575 So. 2d 750 | Fla. Dist. Ct. App. | 1991
James GREEN, Appellant,
v.
Richard L. DUGGER and 13TH Judicial Circuit, Appellees.
District Court of Appeal of Florida, Second District.
*751 James Green, pro se.
Robert A. Butterworth, Atty. Gen., Tallahassee, and Peggy A. Quince, Asst. Atty. Gen., Tampa, for appellees.
PER CURIAM.
James Green appeals the summary denial of his motion for postconviction relief. We previously authorized belated appellate review pursuant to State ex rel. Shevin v. District Court of Appeal, Third District, 316 So. 2d 50 (Fla. 1975), and now affirm the trial court's order in part and reverse in part.
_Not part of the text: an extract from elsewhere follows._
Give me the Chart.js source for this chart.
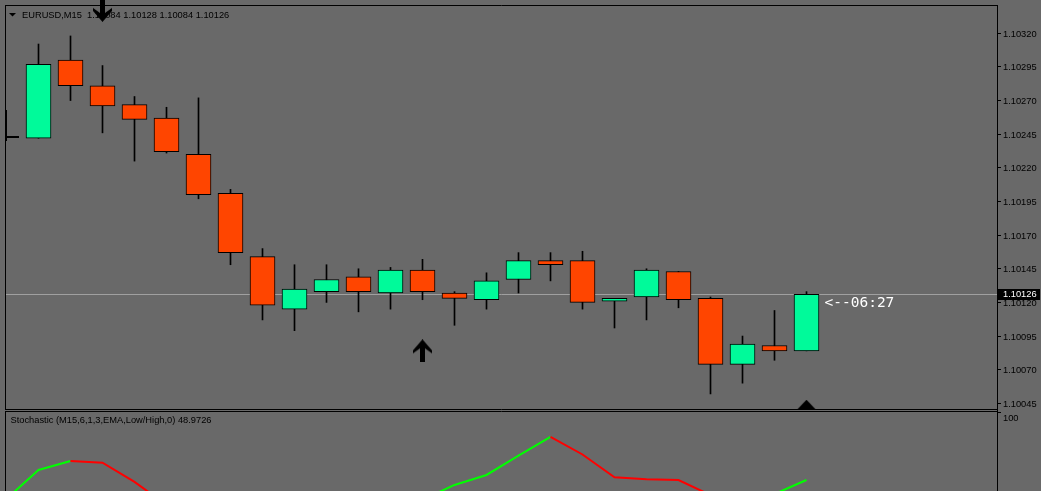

Green entered a plea of guilty to armed robbery. In his motion he alleges that he did so with the understanding he would receive a sentence of seventeen years in prison. While this is the sentence that was imposed, the court also included a term of ten years probation to commence at the expiration of the prison sentence. Green complains that this was not part of the plea agreement and that he was not forewarned that the court could consider the option of consecutive probation. If this allegation is true Green might be entitled to relief. Orleman v. State, 527 So. 2d 303 (Fla. 2d DCA 1988). In denying the motion, the trial court failed to attach sufficient documentation from the record to refute this particular claim.
After remand the trial court should re-examine the files and records in this case in an effort to determine whether anything therein conclusively refutes Green's claim that his plea agreement was violated by the addition of probation to his sentence. If such record evidence can be located, the court may again deny the motion, attaching the exhibits to its order. Otherwise an evidentiary hearing may be necessary to resolve this portion of Green's motion. Should the court determine that Green's allegations are factually correct, it should vacate the probationary portion of the split sentence or, if unwilling to do so, afford Green an opportunity to withdraw the plea.
Green also asserts that the sentence is "in excess of the maximum allowed by law." There is no merit to this contention, and the trial court properly denied relief on this ground. See Committee Note, Fla.R. Crim.P. 3.701(d)(12).
Affirmed in part, reversed in part, and remanded with instructions.
CAMPBELL, A.C.J., and LEHAN and THREADGILL, JJ., concur.